TT: My joy in seeing some of my favorite actors/actresses in this one pulled me back a bit from its too-clever-by half writing. There are real questions here that deserved asking in a more thoughtful, if not less comic, way. I was struck by Emily’s macabre delight in widowhood, myself…Thanks for this! Hope “The In-Laws” makes you laugh…
I liked the actors, too, & I especially had not seen Garner in a long time. I used to even like his silly comedies with Doris Day, about whom Bette Davis, I believe, said, I knew here before she was a virgin.
That’s a whole different story. Any Garner movies people might like to talk about?
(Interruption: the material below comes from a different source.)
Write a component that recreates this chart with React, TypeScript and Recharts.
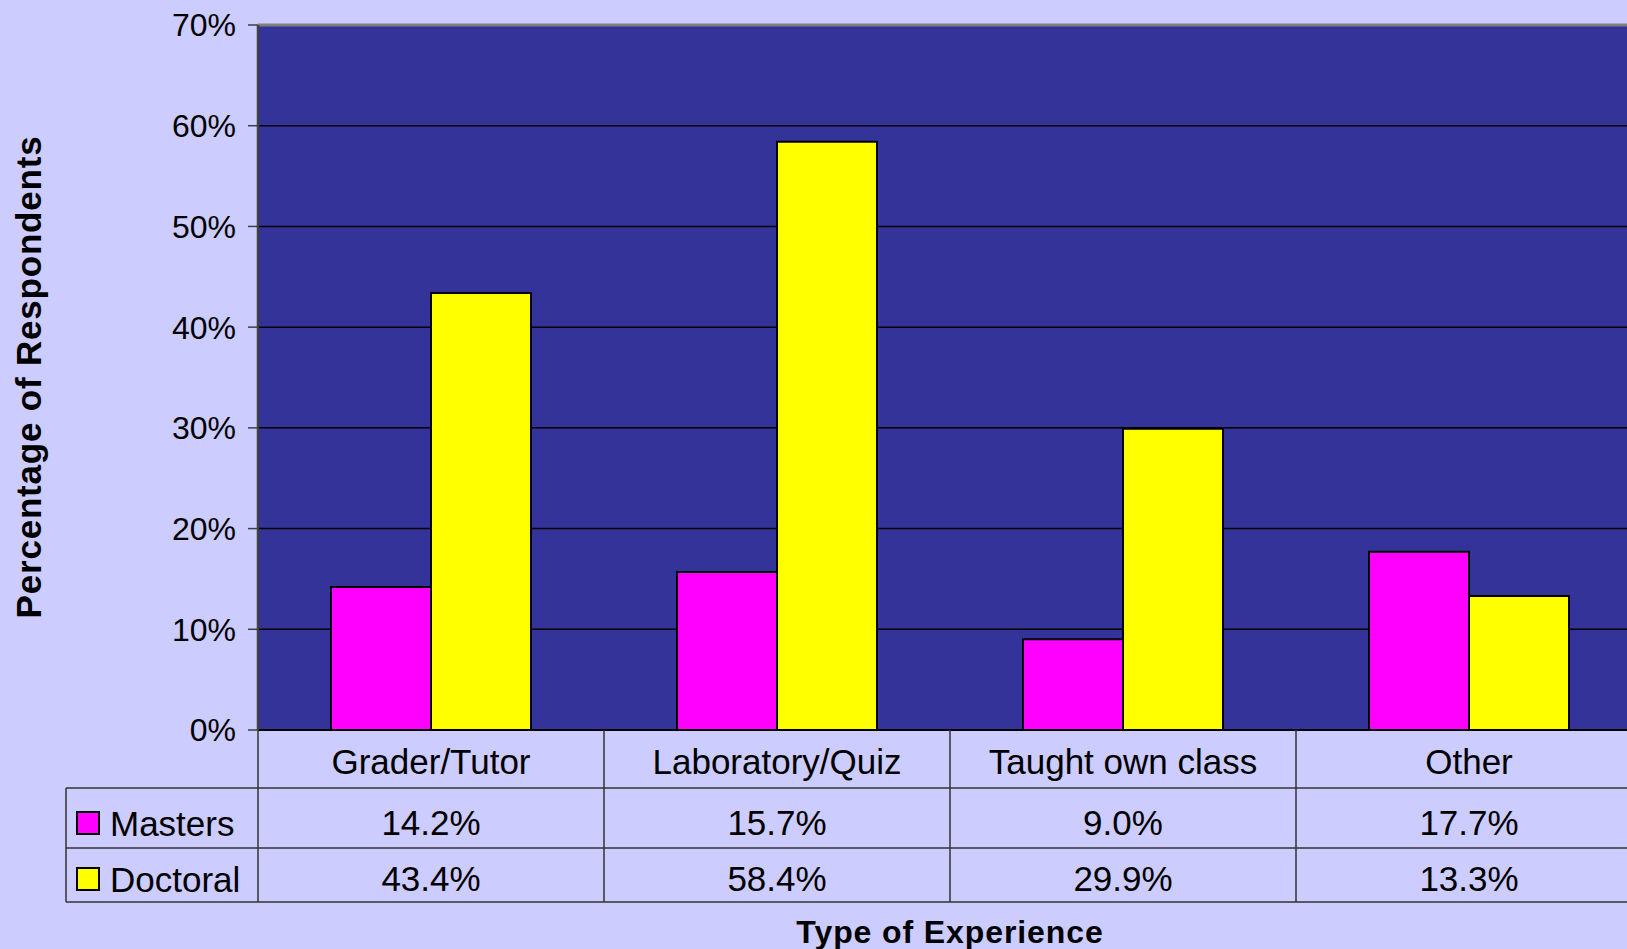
import { Bar, BarChart, CartesianGrid, ReferenceLine, XAxis, YAxis } from "recharts";

const categories = ["Grader/Tutor", "Laboratory/Quiz", "Taught own class", "Other"];
const masters = [14.2, 15.7, 9.0, 17.7];
const doctoral = [43.4, 58.4, 29.9, 13.3];
const yTicks = [0, 10, 20, 30, 40, 50, 60, 70];

const series = [
  { key: "masters", name: "Masters", color: "#FF00FF", values: masters },
  { key: "doctoral", name: "Doctoral", color: "#FFFF00", values: doctoral },
];

const data = categories.map((category, i) => ({ category, masters: masters[i], doctoral: doctoral[i] }));

const font = "'Liberation Sans', Arial, sans-serif";
const W = 1660;
const H = 949;
const plotLeft = 258;
const plotRight = 18;
const colW = (W - plotLeft - plotRight) / categories.length;
const line = "#333333";

function TableTick(props: any) {
  const { x, y, payload, index } = props;
  const i = payload?.index ?? index;
  const left = x - colW / 2;
  const right = x + colW / 2;
  return (
    <g fontFamily={font}>
      {i === 0 && (
        <g>
          <line x1={left} x2={left} y1={y} y2={y + 172} stroke={line} strokeWidth={1.5} />
          <line x1={66} x2={W} y1={y + 58} y2={y + 58} stroke={line} strokeWidth={1.5} />
          <line x1={66} x2={W} y1={y + 118} y2={y + 118} stroke={line} strokeWidth={1.5} />
          <line x1={66} x2={W} y1={y + 172} y2={y + 172} stroke={line} strokeWidth={1.5} />
          <line x1={66} x2={66} y1={y + 58} y2={y + 172} stroke={line} strokeWidth={1.5} />
          {series.map((s, k) => (
            <g key={s.key}>
              <rect x={77} y={y + 82 + k * 56} width={22} height={22} fill={s.color} stroke="#000" strokeWidth={2} />
              <text x={110} y={y + 93 + k * 56} fontSize={35} fill="#000" dominantBaseline="central">{s.name}</text>
            </g>
          ))}
        </g>
      )}
      <line x1={right} x2={right} y1={y} y2={y + 172} stroke={line} strokeWidth={1.5} />
      <text x={x} y={y + 31} fontSize={35} fill="#000" textAnchor="middle" dominantBaseline="central">{payload.value}</text>
      {series.map((s, k) => (
        <text key={s.key} x={x} y={y + 92 + k * 56} fontSize={35} fill="#000" textAnchor="middle" dominantBaseline="central">
          {`${s.values[i].toFixed(1)}%`}
        </text>
      ))}
    </g>
  );
}

export default function App() {
  return (
    <div style={{ position: "fixed", left: 0, top: 0, width: 1627, height: 949, overflow: "hidden", background: "#CCCCFF" }}>
      <BarChart width={W} height={H} data={data} barSize={100} barGap={0} margin={{ top: 25, right: plotRight, bottom: 0, left: 0 }}>
        <CartesianGrid vertical={false} stroke="#000" strokeWidth={1.5} fill="#333399" fillOpacity={1} />
        <ReferenceLine y={70} stroke="#808080" strokeWidth={3} />
        <XAxis
          dataKey="category"
          axisLine={{ stroke: "#000", strokeWidth: 2 }}
          tickLine={false}
          tickSize={0}
          tickMargin={0}
          interval={0}
          tick={<TableTick />}
          height={219}
          label={{
            content: () => (
              <text x={950} y={932} fontSize={32} fontWeight="bold" fontFamily={font} fill="#000" textAnchor="middle" dominantBaseline="central" letterSpacing={0.9}>
                Type of Experience
              </text>
            ),
          }}
        />
        <YAxis
          domain={[0, 70]}
          ticks={yTicks}
          width={plotLeft}
          tickFormatter={(v) => `${v}%`}
          tick={{ fill: "#000", fontSize: 32, fontFamily: font }}
          tickSize={10}
          tickMargin={12}
          tickLine={{ stroke: "#404040", strokeWidth: 1.5 }}
          axisLine={{ stroke: "#404040", strokeWidth: 2.5 }}
          label={{
            content: () => (
              <text x={28} y={377} fontSize={35} fontWeight="bold" fontFamily={font} fill="#000" textAnchor="middle" dominantBaseline="central" letterSpacing={0.8} transform="rotate(-90 28 377)">
                Percentage of Respondents
              </text>
            ),
          }}
        />
        {series.map((s) => (
          <Bar key={s.key} dataKey={s.key} name={s.name} fill={s.color} stroke="#000" strokeWidth={2} isAnimationActive={false} />
        ))}
      </BarChart>
    </div>
  );
}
As for the trouble with grieving & how the woman character in the movie is really weird, yeah, that’s all true. As a criticism of prigs, however, it fails. The one thing it gets right is that a kind of protective affection typical of women does quickly move to eroticism. Like in action movies, when the woman bandages the hero. Like the scene in the Indiana Jones movie, on the boat, where Indy shows his childish side–where does it hurt?
That was Oscar Levant that made the quote about Doris Day, not Bette Davis.
“But this sort of comedy, now the war is over & won let’s make fun of our side for fighting it!–terrible, just terrible.”
“Everyone involved in the war has to be evil, ugly, & petty.”
So was this the first Vietnam war movie. . .?
I guess you can call it prophetic in a way–it came out just before America’s involvement in Vietnam got serious, in ’65. Prophetic in a disturbing kind of way.
Disturbing, yes.
Perhaps we can take a look at Seven Days in May?
Heh. I think I never saw that one: A few of these movies, I just looked up the story & thought, probably not something I’d like, & why get angry about things…
But if you could write a few notes on how the movie struck you, the good & the bad, I could look up a synopsis–& there’s another chat!
I was thinking it fits the concept of this blog: domestic enemy. I’ll re-watch it and b]put together some sort of synopsis.
Yeah, it just might. You might find a useful enough synopsis on wiki or imdb. Looking forward to reading your notes-
And what about the Guacamole Act of 1917?
Patience–patience–we’ll get to Peter Falk…
But you want to talk about “just one more thing” first, right, TT (Grin)
I’m wondering whether it [the Act] extends to ceviche? If not, I’m in big trouble!